By Dr. Ken Zagacki, Department Head
It is with mixed feelings that I announce the retirement of Sandy Stallings. Sandy, a former faculty member in our department as well as its Director of Undergraduate Advising, will be greatly missed by all (please see the story in this issue for more about Sandy). However, she also moves onto another and equally exciting phase of her life.
Joining the department during the 1988-1989 academic year, Sandy went on to help our students, faculty and staff create a positive learning environment. She taught courses in Public Speaking, Interpersonal Communication, Business and Professional Communication, and Presentational Speaking,
Her concern for student learning, engagement and retention prompted her to participate in various university initiatives, such as the Alcoa II project on “Integrating Diversity into the Curriculum,” as well as the SACS accreditation review which was charged with submitting a Quality Enhancement Plan (QEP) to demonstrate the university’s effectiveness in teaching Critical and Creative Thinking to undergraduates.

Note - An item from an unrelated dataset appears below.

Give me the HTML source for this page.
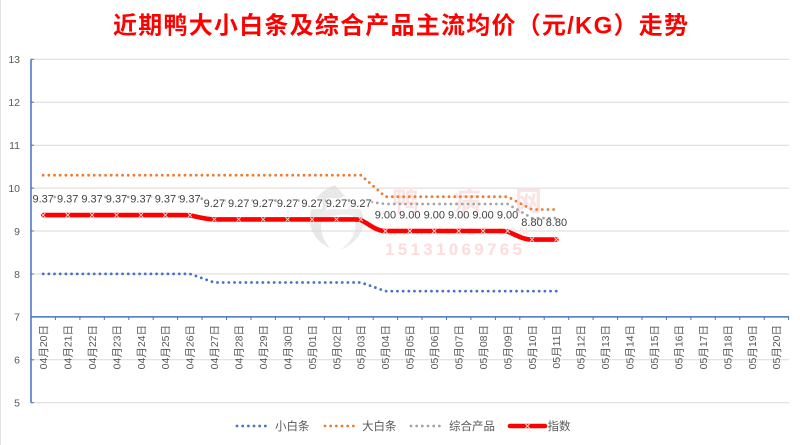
<!DOCTYPE html>
<html>
<head>
<meta charset="utf-8">
<style>
  html, body { margin:0; padding:0; background:#ffffff; }
  body { width:800px; height:445px; overflow:hidden; }
  svg { display:block; }
  .yl { font-family:"Liberation Sans","Noto Sans CJK SC",sans-serif; font-size:10.5px; fill:#595959; }
  .xl { font-family:"Liberation Sans","Noto Sans CJK SC",sans-serif; font-size:10.5px; fill:#595959; }
  .dl { font-family:"Liberation Sans",sans-serif; font-size:11px; fill:#404040; }
  .lg { font-family:"Liberation Sans","Noto Sans CJK SC",sans-serif; font-size:11.5px; fill:#595959; }
</style>
</head>
<body>
<svg width="800" height="445" viewBox="0 0 800 445" xmlns="http://www.w3.org/2000/svg">
  <rect x="0" y="0" width="800" height="445" fill="#ffffff"/>
  <line x1="0.5" y1="0" x2="0.5" y2="445" stroke="#e3e3e3" stroke-width="1"/>

  <!-- Title -->
  <text x="113" y="33.5" font-family="'Liberation Sans','Noto Sans CJK SC',sans-serif" font-size="24" font-weight="bold" fill="#ff0000" textLength="575" lengthAdjust="spacing">近期鸭大小白条及综合产品主流均价（元/KG）走势</text>

  <!-- Gridlines -->
  <g stroke="#d9d9d9" stroke-width="1">
    <line x1="31" y1="59.3" x2="789" y2="59.3"/>
    <line x1="31" y1="102.2" x2="789" y2="102.2"/>
    <line x1="31" y1="145.2" x2="789" y2="145.2"/>
    <line x1="31" y1="188.1" x2="789" y2="188.1"/>
    <line x1="31" y1="231.0" x2="789" y2="231.0"/>
    <line x1="31" y1="274.0" x2="789" y2="274.0"/>
    <line x1="31" y1="359.8" x2="789" y2="359.8"/>
    <line x1="31" y1="402.7" x2="789" y2="402.7"/>
  </g>

  <!-- Watermark -->
  <g opacity="0.55">
    <path d="M335,185 C305,195 300,235 330,248 C315,232 318,205 345,196 Z" fill="#d6d6d6"/>
    <path d="M352,200 C372,215 365,240 340,250 C360,236 358,220 348,210 Z" fill="#dcdcdc"/>
    <path d="M318,215 C330,205 350,205 360,218 C345,212 330,214 318,225 Z" fill="#e0e0e0"/>
  </g>
  <text x="392" y="211" font-family="'Noto Sans CJK SC',sans-serif" font-size="27" font-weight="bold" fill="#fbe3e3" textLength="150" lengthAdjust="spacing">鸭病网</text>
  <text x="388" y="235" font-family="'Liberation Sans',sans-serif" font-size="10" font-weight="bold" fill="#fbe6e6" textLength="140" lengthAdjust="spacing">WWW.YMEBC.COM</text>
  <text x="385" y="255" font-family="'Liberation Sans',sans-serif" font-size="17" font-weight="bold" fill="#fcdcdc" textLength="137" lengthAdjust="spacing">15131069765</text>

  <!-- Y axis -->
  <line x1="31" y1="59.3" x2="31" y2="402.7" stroke="#4472c4" stroke-width="1.5"/>
  <g stroke="#4472c4" stroke-width="1">
    <line x1="31" y1="59.3" x2="34" y2="59.3"/>
    <line x1="31" y1="102.2" x2="34" y2="102.2"/>
    <line x1="31" y1="145.2" x2="34" y2="145.2"/>
    <line x1="31" y1="188.1" x2="34" y2="188.1"/>
    <line x1="31" y1="231.0" x2="34" y2="231.0"/>
    <line x1="31" y1="274.0" x2="34" y2="274.0"/>
    <line x1="31" y1="359.8" x2="34" y2="359.8"/>
    <line x1="31" y1="402.7" x2="34" y2="402.7"/>
  </g>
  <g class="yl" text-anchor="end">
    <text x="20" y="63">13</text>
    <text x="20" y="106">12</text>
    <text x="20" y="149">11</text>
    <text x="20" y="192">10</text>
    <text x="20" y="235">9</text>
    <text x="20" y="278">8</text>
    <text x="20" y="320.5">7</text>
    <text x="20" y="363.5">6</text>
    <text x="20" y="406.5">5</text>
  </g>

  <!-- X axis -->
  <line x1="31" y1="316.9" x2="789" y2="316.9" stroke="#4472c4" stroke-width="1.5"/>
  <g stroke="#4472c4" stroke-width="1">
    <line x1="31.0" y1="316.9" x2="31.0" y2="320"/>
    <line x1="55.4" y1="316.9" x2="55.4" y2="320"/>
    <line x1="79.9" y1="316.9" x2="79.9" y2="320"/>
    <line x1="104.3" y1="316.9" x2="104.3" y2="320"/>
    <line x1="128.8" y1="316.9" x2="128.8" y2="320"/>
    <line x1="153.2" y1="316.9" x2="153.2" y2="320"/>
    <line x1="177.6" y1="316.9" x2="177.6" y2="320"/>
    <line x1="202.1" y1="316.9" x2="202.1" y2="320"/>
    <line x1="226.5" y1="316.9" x2="226.5" y2="320"/>
    <line x1="251.0" y1="316.9" x2="251.0" y2="320"/>
    <line x1="275.4" y1="316.9" x2="275.4" y2="320"/>
    <line x1="299.8" y1="316.9" x2="299.8" y2="320"/>
    <line x1="324.3" y1="316.9" x2="324.3" y2="320"/>
    <line x1="348.7" y1="316.9" x2="348.7" y2="320"/>
    <line x1="373.2" y1="316.9" x2="373.2" y2="320"/>
    <line x1="397.6" y1="316.9" x2="397.6" y2="320"/>
    <line x1="422.0" y1="316.9" x2="422.0" y2="320"/>
    <line x1="446.5" y1="316.9" x2="446.5" y2="320"/>
    <line x1="470.9" y1="316.9" x2="470.9" y2="320"/>
    <line x1="495.4" y1="316.9" x2="495.4" y2="320"/>
    <line x1="519.8" y1="316.9" x2="519.8" y2="320"/>
    <line x1="544.2" y1="316.9" x2="544.2" y2="320"/>
    <line x1="568.7" y1="316.9" x2="568.7" y2="320"/>
    <line x1="593.1" y1="316.9" x2="593.1" y2="320"/>
    <line x1="617.6" y1="316.9" x2="617.6" y2="320"/>
    <line x1="642.0" y1="316.9" x2="642.0" y2="320"/>
    <line x1="666.4" y1="316.9" x2="666.4" y2="320"/>
    <line x1="690.9" y1="316.9" x2="690.9" y2="320"/>
    <line x1="715.3" y1="316.9" x2="715.3" y2="320"/>
    <line x1="739.8" y1="316.9" x2="739.8" y2="320"/>
    <line x1="764.2" y1="316.9" x2="764.2" y2="320"/>
    <line x1="788.6" y1="316.9" x2="788.6" y2="320"/>
  </g>
  <g class="xl" text-anchor="end">
    <text transform="translate(43.2,325) rotate(-90)" dy="0.36em">04月20日</text>
    <text transform="translate(67.7,325) rotate(-90)" dy="0.36em">04月21日</text>
    <text transform="translate(92.1,325) rotate(-90)" dy="0.36em">04月22日</text>
    <text transform="translate(116.5,325) rotate(-90)" dy="0.36em">04月23日</text>
    <text transform="translate(141.0,325) rotate(-90)" dy="0.36em">04月24日</text>
    <text transform="translate(165.4,325) rotate(-90)" dy="0.36em">04月25日</text>
    <text transform="translate(189.9,325) rotate(-90)" dy="0.36em">04月26日</text>
    <text transform="translate(214.3,325) rotate(-90)" dy="0.36em">04月27日</text>
    <text transform="translate(238.7,325) rotate(-90)" dy="0.36em">04月28日</text>
    <text transform="translate(263.2,325) rotate(-90)" dy="0.36em">04月29日</text>
    <text transform="translate(287.6,325) rotate(-90)" dy="0.36em">04月30日</text>
    <text transform="translate(312.1,325) rotate(-90)" dy="0.36em">05月01日</text>
    <text transform="translate(336.5,325) rotate(-90)" dy="0.36em">05月02日</text>
    <text transform="translate(360.9,325) rotate(-90)" dy="0.36em">05月03日</text>
    <text transform="translate(385.4,325) rotate(-90)" dy="0.36em">05月04日</text>
    <text transform="translate(409.8,325) rotate(-90)" dy="0.36em">05月05日</text>
    <text transform="translate(434.3,325) rotate(-90)" dy="0.36em">05月06日</text>
    <text transform="translate(458.7,325) rotate(-90)" dy="0.36em">05月07日</text>
    <text transform="translate(483.1,325) rotate(-90)" dy="0.36em">05月08日</text>
    <text transform="translate(507.6,325) rotate(-90)" dy="0.36em">05月09日</text>
    <text transform="translate(532.0,325) rotate(-90)" dy="0.36em">05月10日</text>
    <text transform="translate(556.4,325) rotate(-90)" dy="0.36em">05月11日</text>
    <text transform="translate(580.9,325) rotate(-90)" dy="0.36em">05月12日</text>
    <text transform="translate(605.3,325) rotate(-90)" dy="0.36em">05月13日</text>
    <text transform="translate(629.8,325) rotate(-90)" dy="0.36em">05月14日</text>
    <text transform="translate(654.2,325) rotate(-90)" dy="0.36em">05月15日</text>
    <text transform="translate(678.6,325) rotate(-90)" dy="0.36em">05月16日</text>
    <text transform="translate(703.1,325) rotate(-90)" dy="0.36em">05月17日</text>
    <text transform="translate(727.5,325) rotate(-90)" dy="0.36em">05月18日</text>
    <text transform="translate(752.0,325) rotate(-90)" dy="0.36em">05月19日</text>
    <text transform="translate(776.4,325) rotate(-90)" dy="0.36em">05月20日</text>
  </g>

  <!-- Series -->
  <g fill="none" stroke-linecap="round" stroke-linejoin="round">
    <!-- 小白条 -->
    <path d="M43.2,273.9 H189.9 L214.3,282.5 H360.9 L385.4,291.1 H556.4" stroke="#4472c4" stroke-width="2.8" stroke-dasharray="0 5.67"/>
    <!-- 大白条 -->
    <path d="M43.2,175.2 H360.9 L385.4,196.7 H507.6 L532.0,209.5 H556.4" stroke="#ed7d31" stroke-width="2.8" stroke-dasharray="0 5.67"/>
    <!-- 综合产品 -->
    <path d="M43.2,197 H189.9 L214.3,200.5 H360.9 L385.4,204 H507.6 L532.0,218.1 H556.4" stroke="#a5a5a5" stroke-width="2.8" stroke-dasharray="0 5.67"/>
    <!-- 指数 -->
    <path d="M43.2,215.1 H183 C186,215.1 188,215.1 189.9,215.3 C198,217 206,219.4 214.3,219.4 H354 C357,219.4 359,219.4 360.9,220 C369,224 376,231 385.4,231 H501 C504,231 506,231 507.6,231.5 C516,235 523,239.6 532,239.6 H556.4" stroke="#ff0000" stroke-width="4.6"/>
  </g>

  <!-- Markers on 指数 -->
  <g stroke="#ffd9d9" stroke-width="0.9">
    <path d="M41.2,213.1 l4,4 m0,-4 l-4,4"/>
    <path d="M65.7,213.1 l4,4 m0,-4 l-4,4"/>
    <path d="M90.1,213.1 l4,4 m0,-4 l-4,4"/>
    <path d="M114.5,213.1 l4,4 m0,-4 l-4,4"/>
    <path d="M139.0,213.1 l4,4 m0,-4 l-4,4"/>
    <path d="M163.4,213.1 l4,4 m0,-4 l-4,4"/>
    <path d="M187.9,213.1 l4,4 m0,-4 l-4,4"/>
    <path d="M212.3,217.4 l4,4 m0,-4 l-4,4"/>
    <path d="M236.7,217.4 l4,4 m0,-4 l-4,4"/>
    <path d="M261.2,217.4 l4,4 m0,-4 l-4,4"/>
    <path d="M285.6,217.4 l4,4 m0,-4 l-4,4"/>
    <path d="M310.1,217.4 l4,4 m0,-4 l-4,4"/>
    <path d="M334.5,217.4 l4,4 m0,-4 l-4,4"/>
    <path d="M358.9,217.4 l4,4 m0,-4 l-4,4"/>
    <path d="M383.4,229.0 l4,4 m0,-4 l-4,4"/>
    <path d="M407.8,229.0 l4,4 m0,-4 l-4,4"/>
    <path d="M432.3,229.0 l4,4 m0,-4 l-4,4"/>
    <path d="M456.7,229.0 l4,4 m0,-4 l-4,4"/>
    <path d="M481.1,229.0 l4,4 m0,-4 l-4,4"/>
    <path d="M505.6,229.0 l4,4 m0,-4 l-4,4"/>
    <path d="M530.0,237.6 l4,4 m0,-4 l-4,4"/>
    <path d="M554.4,237.6 l4,4 m0,-4 l-4,4"/>
  </g>

  <!-- Data labels (white boxes) -->
  <g fill="#ffffff">
    <rect x="32.7" y="194" width="21" height="11"/>
    <rect x="57.2" y="194" width="21" height="11"/>
    <rect x="81.6" y="194" width="21" height="11"/>
    <rect x="106.0" y="194" width="21" height="11"/>
    <rect x="130.5" y="194" width="21" height="11"/>
    <rect x="154.9" y="194" width="21" height="11"/>
    <rect x="179.4" y="194" width="21" height="11"/>
    <rect x="203.8" y="198.3" width="21" height="11"/>
    <rect x="228.2" y="198.3" width="21" height="11"/>
    <rect x="252.7" y="198.3" width="21" height="11"/>
    <rect x="277.1" y="198.3" width="21" height="11"/>
    <rect x="301.6" y="198.3" width="21" height="11"/>
    <rect x="326.0" y="198.3" width="21" height="11"/>
    <rect x="350.4" y="198.3" width="21" height="11"/>
  </g>
  <g class="dl" text-anchor="middle">
    <text x="43.2" y="202.6">9.37</text>
    <text x="67.7" y="202.6">9.37</text>
    <text x="92.1" y="202.6">9.37</text>
    <text x="116.5" y="202.6">9.37</text>
    <text x="141.0" y="202.6">9.37</text>
    <text x="165.4" y="202.6">9.37</text>
    <text x="189.9" y="202.6">9.37</text>
    <text x="214.3" y="206.9">9.27</text>
    <text x="238.7" y="206.9">9.27</text>
    <text x="263.2" y="206.9">9.27</text>
    <text x="287.6" y="206.9">9.27</text>
    <text x="312.1" y="206.9">9.27</text>
    <text x="336.5" y="206.9">9.27</text>
    <text x="360.9" y="206.9">9.27</text>
    <text x="385.4" y="218.7">9.00</text>
    <text x="409.8" y="218.7">9.00</text>
    <text x="434.3" y="218.7">9.00</text>
    <text x="458.7" y="218.7">9.00</text>
    <text x="483.1" y="218.7">9.00</text>
    <text x="507.6" y="218.7">9.00</text>
    <text x="532.0" y="226">8.80</text>
    <text x="556.4" y="226">8.80</text>
  </g>

  <!-- Legend -->
  <g fill="none" stroke-linecap="round">
    <line x1="237" y1="426" x2="267" y2="426" stroke="#4472c4" stroke-width="2.8" stroke-dasharray="0 5.67"/>
    <line x1="325" y1="426" x2="355" y2="426" stroke="#ed7d31" stroke-width="2.8" stroke-dasharray="0 5.67"/>
    <line x1="411" y1="426" x2="441" y2="426" stroke="#a5a5a5" stroke-width="2.8" stroke-dasharray="0 5.67"/>
    <line x1="510" y1="426" x2="545" y2="426" stroke="#ff0000" stroke-width="4.6"/>
  </g>
  <path d="M525.5,424 l4,4 m0,-4 l-4,4" stroke="#ffd9d9" stroke-width="0.9"/>
  <g class="lg">
    <text x="275" y="430">小白条</text>
    <text x="362" y="430">大白条</text>
    <text x="449" y="430">综合产品</text>
    <text x="547.5" y="430">指数</text>
  </g>
</svg>
</body>
</html>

In 2008, Sandy was selected as the Director of the Interdisciplinary Studies Self-Design degree. Here she used her Service-Learning training to transform the capstone class, IDS 490.
Sandy did all this excellent work for the university, but I appreciated her most as our department’s Director of Undergraduate Advising. In this capacity, she brought an unprecedented level of professionalism to the director’s position ─ not to mention she counseled literally hundreds of undergraduates every semester.
Several of these students reported that their best experiences in the department (if not in the university) were with Sandy, and that she gave them direction they found invaluable.
Many students commented about her remarkable “dedication” and “sincerity,” about her “caring” attitude and the fact that she always “has the right answers.” Some students even claimed they would have traveled great distances, returning to NC State just to talk with Sandy again and to seek her professional judgment. Students also appreciated the tremendous empathy she demonstrated when she advised them. They frequently referred to this as Sandy’s “student-centered” approach to advising. As one student explained, “She seems genuinely concerned with my academic growth, as well as professional growth.”
Perhaps most telling of all is that Sandy’s administrative design ─ creating an advising team of knowledgeable and committed advisors ─ has served as a point of comparison for other advising units in our college. Her advising successes are, in addition, affirmed in her receipt of College, University, and national advising awards, including the CHASS Outstanding Advising Award, the Barbara Soloman Advising Award, and the National Academic Advising Association Certificate of Merit for Outstanding Advising.
Let me end simply by pointing out that whatever success I’ve had as an administrator in our department, I owe to faculty like Sandy. I speak for everyone in the department when I wish her all the best in retirement.